The presidential run was not a personal failure. He did what he believed God was asking him to do; that was what he had control of. That was what he cared about. And what next? Enjoying his family. Serving where he sees the need. Offering help to our nation where it can be given.
It is my opinion that we have not had such a good man—brilliant, well prepared for the challenges we face, but also generous, giving, and devoted to God—run for US President since possibly George Washington.

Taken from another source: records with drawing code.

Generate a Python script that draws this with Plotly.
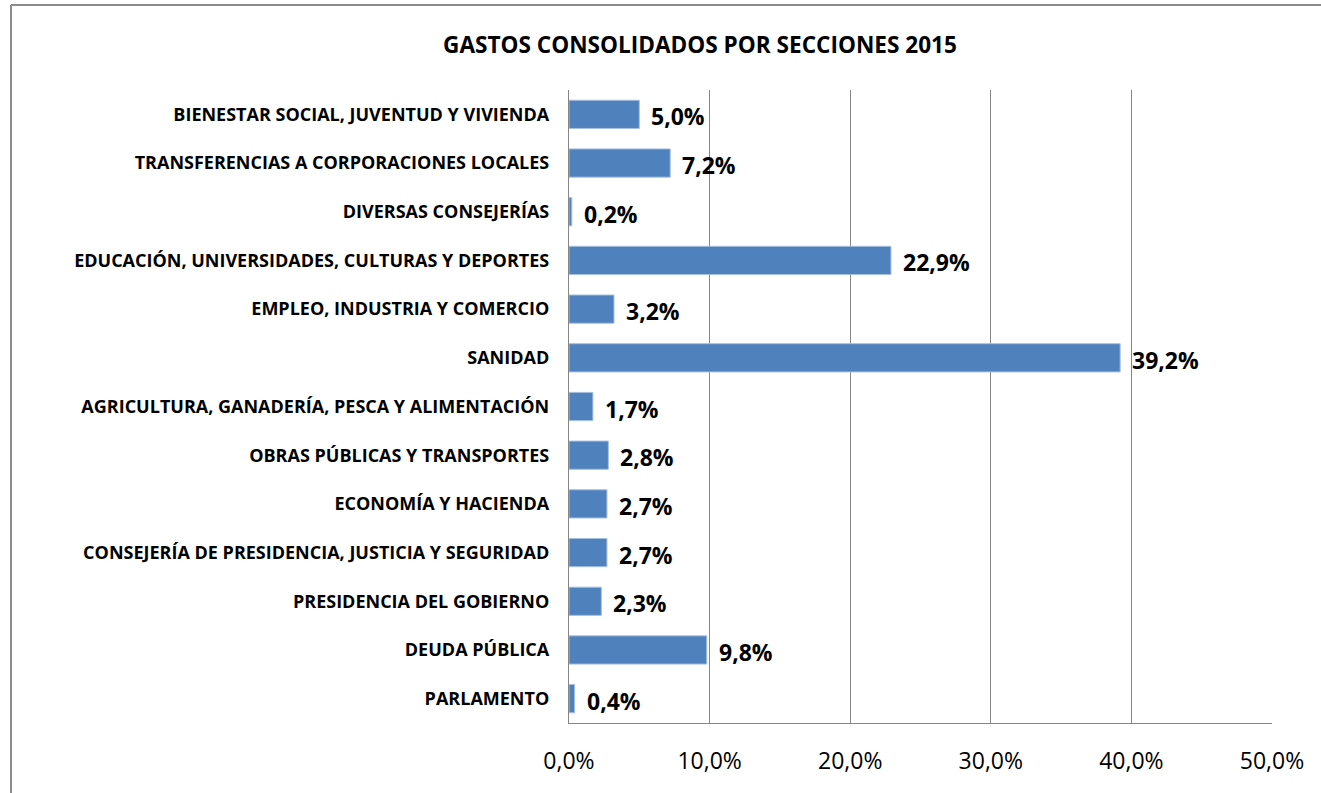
import plotly.graph_objects as go

categories = [
    "PARLAMENTO",
    "DEUDA PÚBLICA",
    "PRESIDENCIA DEL GOBIERNO",
    "CONSEJERÍA DE PRESIDENCIA, JUSTICIA Y SEGURIDAD",
    "ECONOMÍA Y HACIENDA",
    "OBRAS PÚBLICAS Y TRANSPORTES",
    "AGRICULTURA, GANADERÍA, PESCA Y ALIMENTACIÓN",
    "SANIDAD",
    "EMPLEO, INDUSTRIA Y COMERCIO",
    "EDUCACIÓN, UNIVERSIDADES, CULTURAS Y DEPORTES",
    "DIVERSAS CONSEJERÍAS",
    "TRANSFERENCIAS A CORPORACIONES LOCALES",
    "BIENESTAR SOCIAL, JUVENTUD Y VIVIENDA",
]
values = [0.4, 9.8, 2.3, 2.7, 2.7, 2.8, 1.7, 39.2, 3.2, 22.9, 0.2, 7.2, 5.0]
tick_values = [0, 10, 20, 30, 40, 50]
tick_labels = [f"{t:.1f}%".replace(".", ",") for t in tick_values]

FONT = "'Open Sans', sans-serif"
W, H = 1321, 793
L, R, T, B = 569, 1272, 90, 723

fig = go.Figure(
    go.Bar(
        x=values,
        y=categories,
        orientation="h",
        marker=dict(color="#4F81BD", line=dict(color="#A7C0E0", width=1)),
        width=0.58,
        hoverinfo="x+y",
    )
)

annotations = [
    dict(
        x=v, y=c, xref="x", yref="y", text=f"<b>{v:.1f}%</b>".replace(".", ","),
        showarrow=False, xanchor="left", yanchor="middle", xshift=10, yshift=-2,
        font=dict(family=FONT, size=23, color="#000000"),
    )
    for v, c in zip(values, categories)
]

pw, ph = R - L, B - T
def px(xp):
    return (xp - L) / pw
def py(yp):
    return (B - yp) / ph

frame = dict(color="#8C8C8C", width=2)

fig.update_layout(
    width=W, height=H,
    margin=dict(l=L, r=W - R, t=T, b=H - B, autoexpand=False),
    paper_bgcolor="white", plot_bgcolor="white",
    separators=",.",
    showlegend=False,
    title=dict(
        text="<b>GASTOS CONSOLIDADOS POR SECCIONES 2015</b>",
        x=700 / W, xanchor="center", xref="container",
        y=1 - 45 / H, yanchor="middle", yref="container",
        font=dict(family=FONT, size=22.6, color="#000000"),
    ),
    xaxis=dict(
        range=[0, 50], tickvals=tick_values, ticktext=tick_labels,
        showgrid=True, gridcolor="#868686", gridwidth=1.3,
        showline=True, linecolor="#868686", linewidth=1.3,
        zeroline=False, ticks="", ticklabelstandoff=17,
        tickfont=dict(family=FONT, size=23, color="#000000"),
        fixedrange=True,
    ),
    yaxis=dict(
        categoryorder="array", categoryarray=categories,
        showgrid=False, showline=True, linecolor="#868686", linewidth=1.3,
        ticks="", ticklabelstandoff=15,
        tickfont=dict(family=FONT, size=18, color="#000000", weight="bold"),
        fixedrange=True,
    ),
    annotations=annotations,
    shapes=[
        dict(type="line", xref="paper", yref="paper",
             x0=px(11), x1=px(11), y0=py(H + 5), y1=py(5), line=frame),
        dict(type="line", xref="paper", yref="paper",
             x0=px(11), x1=px(W + 5), y0=py(5), y1=py(5), line=frame),
    ],
)

fig.write_html(
    "out.html",
    config={"displayModeBar": False},
    post_script="document.body.style.margin='0';document.body.style.overflow='hidden';",
)
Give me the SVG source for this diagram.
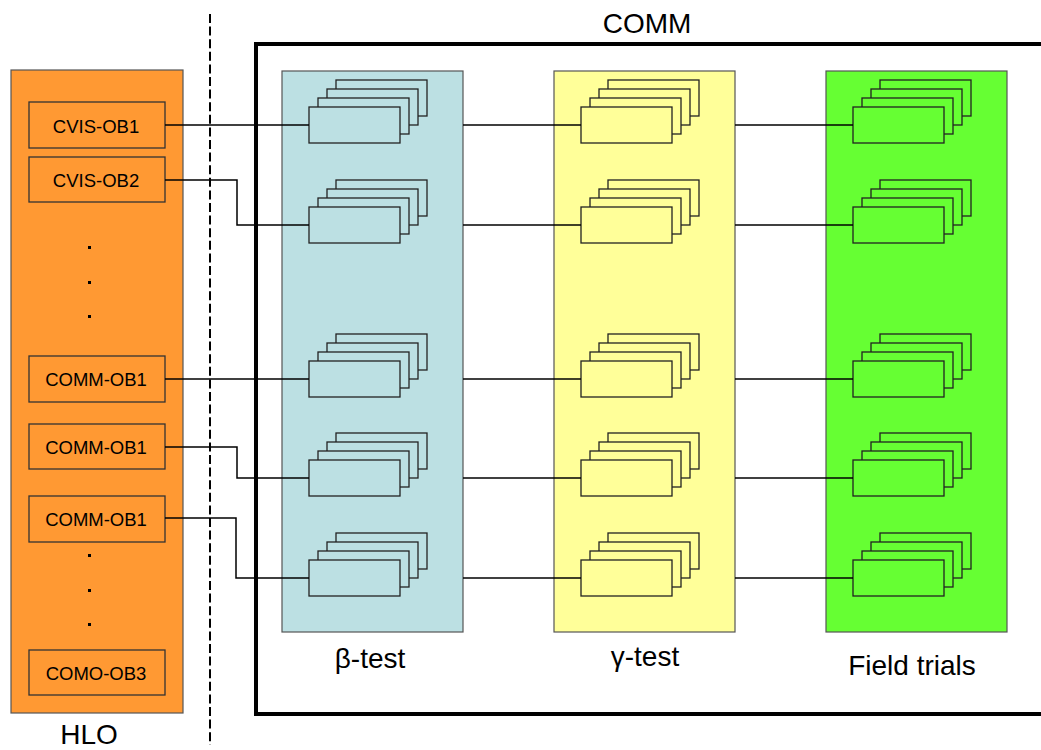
<svg xmlns="http://www.w3.org/2000/svg" width="1041" height="750" viewBox="0 0 1041 750">
  <defs>
    <style>
      .lbl { font-family: "Liberation Sans", Arial, sans-serif; fill: #000; }
      .big { font-size: 28px; }
      .obj { font-size: 18.5px; text-anchor: middle; }
      .panel { stroke: #555; stroke-width: 1.2; }
      .hlo-item { fill: #FF9933; stroke: #333; stroke-width: 1.3; }
      .card { stroke: #222; stroke-width: 1.3; }
      .wire { fill: none; stroke: #000; stroke-width: 1.5; }
      .dot { fill: #000; }
    </style>
    <!-- one stack of four offset cards; fill inherited from the column -->
    <g id="stack">
      <rect class="card" x="27" y="-27" width="91" height="36"/>
      <rect class="card" x="18" y="-18" width="91" height="36"/>
      <rect class="card" x="9" y="-9" width="91" height="36"/>
      <rect class="card" x="0" y="0" width="91" height="36"/>
    </g>
  </defs>

  <rect width="1041" height="750" fill="#fff"/>

  <!-- COMM frame (open to the right) -->
  <g id="comm-frame">
    <path d="M1045 44 H256 V714 H1045" fill="none" stroke="#000" stroke-width="4"/>
    <text class="lbl big" x="647" y="33" text-anchor="middle">COMM</text>
  </g>

  <!-- boundary -->
  <line id="boundary" x1="210" y1="14" x2="210" y2="745" stroke="#000" stroke-width="2" stroke-dasharray="9 3.6"/>

  <!-- HLO column -->
  <g id="hlo">
    <rect class="panel" x="11" y="70" width="172" height="643" fill="#FF9933"/>
    <text class="lbl big" x="89" y="744" text-anchor="middle">HLO</text>
  </g>
  <g id="cvis-ob1">
    <rect class="hlo-item" x="29" y="102" width="136" height="46"/>
    <text class="lbl obj" x="96" y="133">CVIS-OB1</text>
  </g>
  <g id="cvis-ob2">
    <rect class="hlo-item" x="29" y="157" width="136" height="45"/>
    <text class="lbl obj" x="96" y="187">CVIS-OB2</text>
  </g>
  <g id="hlo-dots-upper">
    <rect class="dot" x="88" y="246" width="3" height="3"/>
    <rect class="dot" x="88" y="281" width="3" height="3"/>
    <rect class="dot" x="88" y="315" width="3" height="3"/>
  </g>
  <g id="comm-ob1-a">
    <rect class="hlo-item" x="29" y="356" width="136" height="46"/>
    <text class="lbl obj" x="96" y="386">COMM-OB1</text>
  </g>
  <g id="comm-ob1-b">
    <rect class="hlo-item" x="29" y="424" width="136" height="45"/>
    <text class="lbl obj" x="96" y="454">COMM-OB1</text>
  </g>
  <g id="comm-ob1-c">
    <rect class="hlo-item" x="29" y="496" width="136" height="46"/>
    <text class="lbl obj" x="96" y="526">COMM-OB1</text>
  </g>
  <g id="hlo-dots-lower">
    <rect class="dot" x="88" y="554" width="3" height="3"/>
    <rect class="dot" x="88" y="589" width="3" height="3"/>
    <rect class="dot" x="88" y="623" width="3" height="3"/>
  </g>
  <g id="como-ob3">
    <rect class="hlo-item" x="29" y="650" width="136" height="45"/>
    <text class="lbl obj" x="96" y="680">COMO-OB3</text>
  </g>

  <!-- beta-test column -->
  <g id="beta-test" fill="#BCE0E3">
    <rect class="panel" x="282" y="71" width="181" height="561"/>
    <use href="#stack" x="309" y="107"/>
    <use href="#stack" x="309" y="207"/>
    <use href="#stack" x="309" y="361"/>
    <use href="#stack" x="309" y="460"/>
    <use href="#stack" x="309" y="560"/>
    <text class="lbl big" x="370" y="668" text-anchor="middle">β-test</text>
  </g>

  <!-- gamma-test column -->
  <g id="gamma-test" fill="#FFFF99">
    <rect class="panel" x="554" y="71" width="181" height="561"/>
    <use href="#stack" x="581" y="107"/>
    <use href="#stack" x="581" y="207"/>
    <use href="#stack" x="581" y="361"/>
    <use href="#stack" x="581" y="460"/>
    <use href="#stack" x="581" y="560"/>
    <text class="lbl big" x="645" y="666" text-anchor="middle">γ-test</text>
  </g>

  <!-- field trials column -->
  <g id="field-trials" fill="#66FF33">
    <rect class="panel" x="826" y="71" width="181" height="561"/>
    <use href="#stack" x="853" y="107"/>
    <use href="#stack" x="853" y="207"/>
    <use href="#stack" x="853" y="361"/>
    <use href="#stack" x="853" y="460"/>
    <use href="#stack" x="853" y="560"/>
    <text class="lbl big" x="912" y="675" text-anchor="middle">Field trials</text>
  </g>

  <!-- connectors -->
  <g id="connectors">
    <path class="wire" d="M165 125 H309"/>
    <path class="wire" d="M165 180 H237 V225 H309"/>
    <path class="wire" d="M165 379 H309"/>
    <path class="wire" d="M165 447 H237 V478 H309"/>
    <path class="wire" d="M165 518 H236 V578 H309"/>

    <path class="wire" d="M463 125 H581"/>
    <path class="wire" d="M463 225 H581"/>
    <path class="wire" d="M463 379 H581"/>
    <path class="wire" d="M463 478 H581"/>
    <path class="wire" d="M463 578 H581"/>

    <path class="wire" d="M735 125 H853"/>
    <path class="wire" d="M735 225 H853"/>
    <path class="wire" d="M735 379 H853"/>
    <path class="wire" d="M735 478 H853"/>
    <path class="wire" d="M735 578 H853"/>
  </g>
</svg>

Rush Limbaugh gave a similar opinion last week, and then pointed out that the media managed to take this sterling character and portray him as uncaring, out of touch with regular Americans, and lacking in the basic values most of us share. It took lies, repeated lies, and exclusion of truth to create that negative image. Discussion of this media malpractice can come another day, but let me repeat this verse:
Wo unto them that call evil good, and good evil, that put darkness for light, and light for darkness, that put bitter for sweet, and sweet for bitter!—Isaiah 5:20
And then let me point out that valuing love within family, generously offering service, and turning to God for direction are civilizing principles. We have very little control over what the world (or even other voters in our own nation) will do. But we can control what we personally do. As Joshua of old said, “As for me and my house, we will serve the Lord” (Joshua 24:15).